[Begin Listed entries]
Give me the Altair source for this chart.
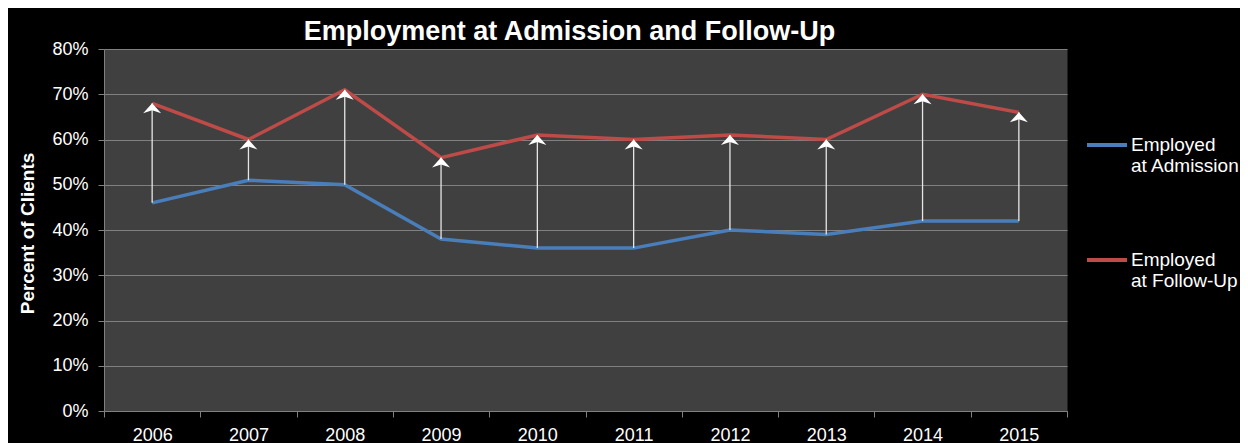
import altair as alt
import pandas as pd

years = ["2006", "2007", "2008", "2009", "2010", "2011", "2012", "2013", "2014", "2015"]
admission = [46, 51, 50, 38, 36, 36, 40, 39, 42, 42]
followup = [68, 60, 71, 56, 61, 60, 61, 60, 70, 66]
series = ["Employed at Admission", "Employed at Follow-Up"]
colors = ["#4A7EBB", "#BE4B48"]
y_ticks = [0, 0.1, 0.2, 0.3, 0.4, 0.5, 0.6, 0.7, 0.8]

FONT = "Liberation Sans"
GRAY = "#808080"

long_df = pd.DataFrame({
    "year": years * 2,
    "series": [series[0]] * len(years) + [series[1]] * len(years),
    "value": [v / 100 for v in admission + followup],
})
wide_df = pd.DataFrame({
    "year": years,
    "adm": [v / 100 for v in admission],
    "fol": [v / 100 for v in followup],
})

x_enc = alt.X(
    "year:O",
    scale=alt.Scale(type="band", paddingInner=0, paddingOuter=0),
    axis=alt.Axis(
        title=None, tickBand="extent", labelAngle=0, grid=False,
        domainColor=GRAY, tickColor=GRAY, tickSize=6, labelPadding=9,
        labelFont=FONT, labelFontSize=18, labelColor="white", labelBaseline="top",
    ),
)
y_scale = alt.Scale(domain=[0, 0.8])
y_axis = alt.Axis(
    title="Percent of Clients", format=".0%", values=y_ticks,
    grid=True, gridColor=GRAY, gridWidth=1,
    domainColor=GRAY, tickColor=GRAY, tickSize=6, labelPadding=10,
    labelFont=FONT, labelFontSize=18, labelColor="white",
    titleFont=FONT, titleFontSize=19, titleFontWeight="bold", titleColor="white",
    titleAngle=-90, titleX=-77, titleY=184, titleAlign="center", titleBaseline="middle",
)

lines = alt.Chart(long_df).mark_line(strokeWidth=3.5).encode(
    x=x_enc,
    y=alt.Y("value:Q", scale=y_scale, axis=y_axis),
    color=alt.Color(
        "series:N",
        scale=alt.Scale(domain=series, range=colors),
        legend=alt.Legend(
            orient="none", legendX=981, legendY=74, title=None,
            symbolType="M-1,0L1,0", symbolSize=1600, symbolStrokeWidth=4,
            labelFont=FONT, labelFontSize=19, labelColor="white",
            labelOffset=2, rowPadding=62, labelLimit=0, padding=0,
            labelExpr="[slice(datum.label, 0, 8), slice(datum.label, 9)]",
        ),
    ),
)

rules = alt.Chart(wide_df).mark_rule(color="#e6e6e6", strokeWidth=1.3).encode(
    x=alt.X("year:O"),
    y=alt.Y("adm:Q"),
    y2="fol:Q",
)

heads = alt.Chart(wide_df).mark_point(
    shape="M0,0L0.9,1L0,0.7L-0.9,1Z", size=400, filled=True,
    color="white", opacity=1, strokeWidth=0,
).encode(
    x=alt.X("year:O"),
    y=alt.Y("fol:Q"),
)

chart = alt.layer(lines, rules, heads).properties(
    width=963,
    height=362,
    background="black",
    autosize=alt.AutoSizeParams(type="none"),
    padding={"left": 96, "top": 41, "right": 173, "bottom": 32},
    title=alt.Title(
        "Employment at Admission and Follow-Up",
        font=FONT, fontSize=27, fontWeight="bold", color="white",
        anchor="middle", dx=-16, offset=-6,
    ),
).configure_view(fill="#404040", stroke="transparent")

chart.save("out.html", embed_options={"renderer": "svg", "actions": False})
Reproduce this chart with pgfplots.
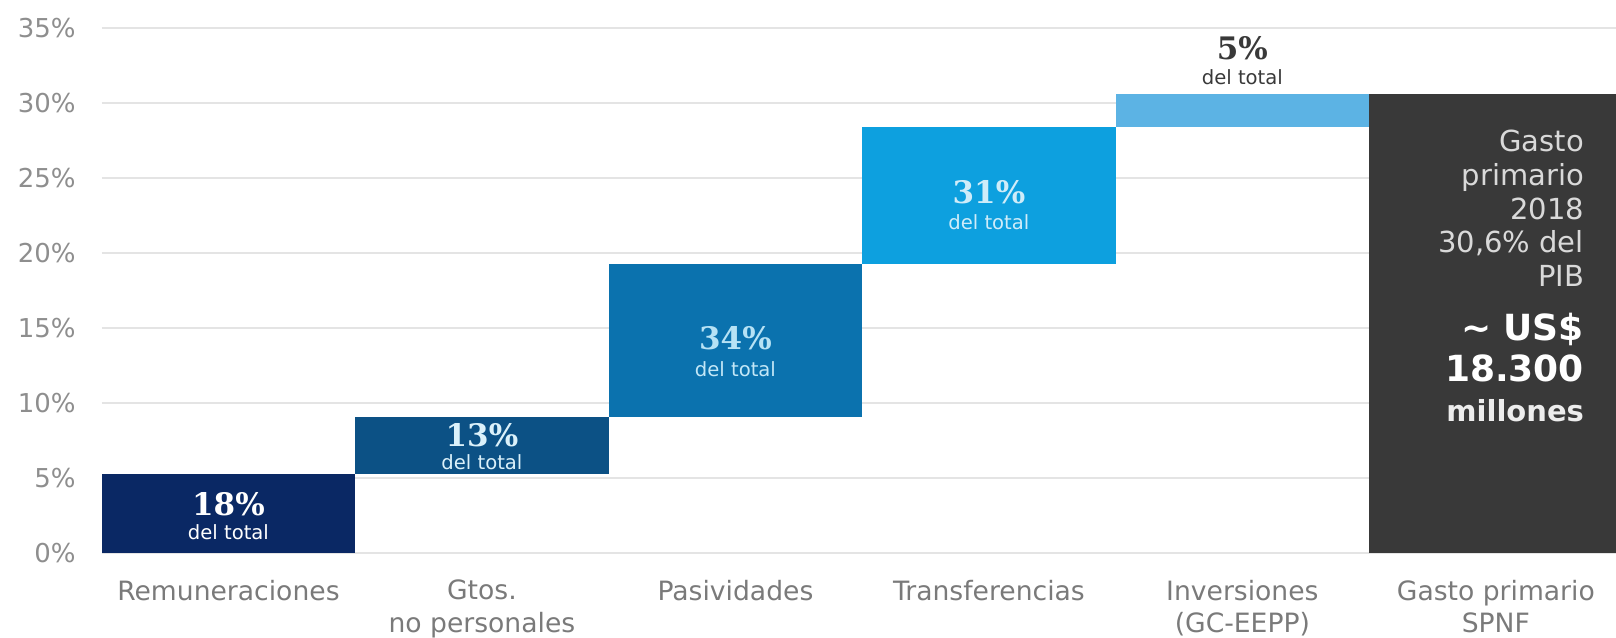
\documentclass[border=0pt]{standalone}
\usepackage{fontspec}
\setmainfont{DejaVu Sans}
\newfontfamily\numfont{DejaVu Serif}
\usepackage{pgfplots}
\pgfplotsset{compat=1.18}

\definecolor{cA}{HTML}{0A2864}
\definecolor{cB}{HTML}{0C5185}
\definecolor{cC}{HTML}{0B72AE}
\definecolor{cD}{HTML}{0DA0DF}
\definecolor{cE}{HTML}{5CB3E4}
\definecolor{cF}{HTML}{393939}
\definecolor{gridc}{HTML}{E4E4E4}
\definecolor{labc}{HTML}{7A7A7A}
\newcommand{\tild}{\textasciitilde}

\begin{document}
\begin{tikzpicture}
\begin{axis}[
    at={(0,0)}, anchor=south west,
    scale only axis, width=757.15pt, height=262.3pt,
    xmin=-0.5, xmax=5.474, ymin=0, ymax=35,
    ybar stacked, bar width=1,
    axis line style={draw=none},
    major tick length=0pt,
    ymajorgrids, grid style={gridc, line width=0.9pt},
    ytick={0,5,...,35},
    yticklabels={0\%,5\%,10\%,15\%,20\%,25\%,30\%,35\%},
    yticklabel style={text=labc!85!white, font=\fontsize{13}{15}\selectfont, xshift=-9.5pt},
    xtick={0,...,5},
    xticklabels={Remuneraciones,{Gtos.\\no personales},Pasividades,Transferencias,{Inversiones\\(GC-EEPP)},{Gasto primario\\SPNF}},
    xticklabel style={text=labc, align=center, anchor=north, yshift=-10pt,
        font=\fontsize{13.3}{16.2}\selectfont},
    clip=false,
]
% invisible base of the floating bars
\addplot[draw=none, fill=none] coordinates {(0,0) (1,5.3) (2,9.1) (3,19.3) (4,28.4) (5,0)};
\addplot[draw=none, fill=cA] coordinates {(0,5.3) (1,0) (2,0) (3,0) (4,0) (5,0)};
\addplot[draw=none, fill=cB] coordinates {(0,0) (1,3.8) (2,0) (3,0) (4,0) (5,0)};
\addplot[draw=none, fill=cC] coordinates {(0,0) (1,0) (2,10.2) (3,0) (4,0) (5,0)};
\addplot[draw=none, fill=cD] coordinates {(0,0) (1,0) (2,0) (3,9.1) (4,0) (5,0)};
\addplot[draw=none, fill=cE] coordinates {(0,0) (1,0) (2,0) (3,0) (4,2.2) (5,0)};
\addplot[draw=none, fill=cF] coordinates {(0,0) (1,0) (2,0) (3,0) (4,0) (5,30.6)};

% anchors for the labels, drawn after the bars
\coordinate (p1) at (axis cs:0,3.28);
\coordinate (p2) at (axis cs:1,7.89);
\coordinate (p3) at (axis cs:2,14.32);
\coordinate (p4) at (axis cs:3,24.04);
\coordinate (p5) at (axis cs:4,33.7);
\coordinate (d1) at (axis cs:0,1.39);
\coordinate (d2) at (axis cs:1,6.05);
\coordinate (d3) at (axis cs:2,12.25);
\coordinate (d4) at (axis cs:3,22.1);
\coordinate (d5) at (axis cs:4,31.74);
\coordinate (g1) at (axis cs:5.349,26.78);
\coordinate (g2) at (axis cs:5.349,24.53);
\coordinate (g3) at (axis cs:5.349,22.28);
\coordinate (g4) at (axis cs:5.349,20.03);
\coordinate (g5) at (axis cs:5.349,17.78);
\coordinate (g6) at (axis cs:5.349,14.21);
\coordinate (g7) at (axis cs:5.349,11.43);
\coordinate (g8) at (axis cs:5.349,8.76);
\end{axis}

\begin{scope}[font=\numfont\bfseries\fontsize{15.5}{17}\selectfont]
\node[white] at (p1) {18\%};
\node[white!85!cD] at (p2) {13\%};
\node[white!70!cD] at (p3) {34\%};
\node[white!80!cD] at (p4) {31\%};
\node[text=cF] at (p5) {5\%};
\end{scope}
\begin{scope}[font=\fontsize{9.8}{11}\selectfont]
\node[white] at (d1) {del total};
\node[white!85!cD] at (d2) {del total};
\node[white!75!cD] at (d3) {del total};
\node[white!80!cD] at (d4) {del total};
\node[text=cF] at (d5) {del total};
\end{scope}
\begin{scope}[font=\fontsize{14.5}{16}\selectfont, text=white!85!black, inner sep=0pt]
\node[anchor=base east] at (g1) {Gasto};
\node[anchor=base east] at (g2) {primario};
\node[anchor=base east] at (g3) {2018};
\node[anchor=base east] at (g4) {30,6\% del};
\node[anchor=base east] at (g5) {PIB};
\end{scope}
\begin{scope}[inner sep=0pt]
\node[anchor=base east, white, font=\bfseries\fontsize{18}{20}\selectfont] at (g6) {\tild{} US\$};
\node[anchor=base east, white, font=\bfseries\fontsize{18}{20}\selectfont] at (g7) {18.300};
\node[anchor=base east, white!93!black, font=\bfseries\fontsize{14.5}{16}\selectfont] at (g8) {millones};
\end{scope}

\pgfresetboundingbox
\path[use as bounding box] (-50.85pt,-42pt) rectangle (757.15pt,276.5pt);
\end{tikzpicture}
\end{document}
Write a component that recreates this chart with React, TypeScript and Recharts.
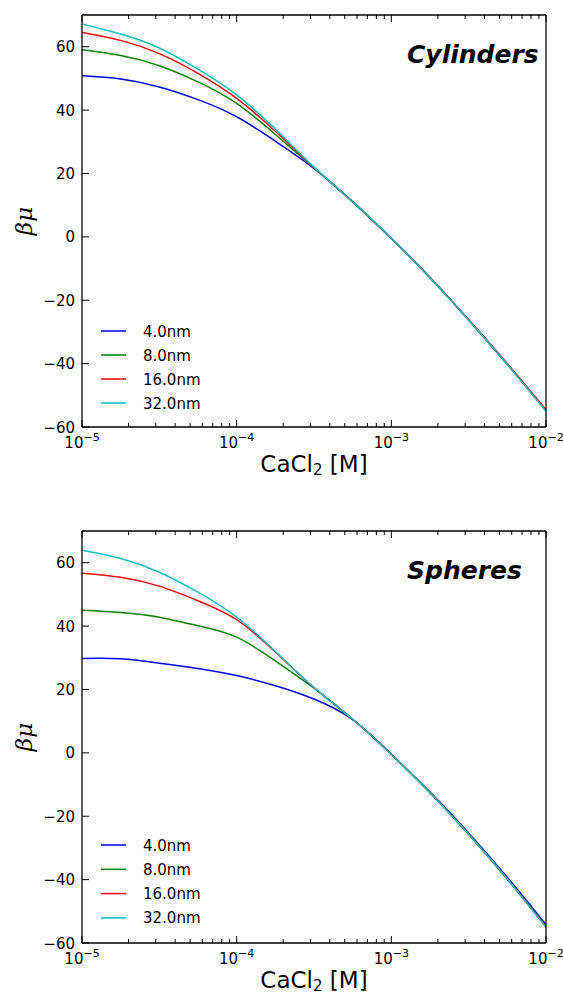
[End Listed entries]
## Exercise
List all lines from the entries that include the word "this".

## Reply
Give me the Altair source for this chart.
Reproduce this chart with pgfplots.
Write a component that recreates this chart with React, TypeScript and Recharts.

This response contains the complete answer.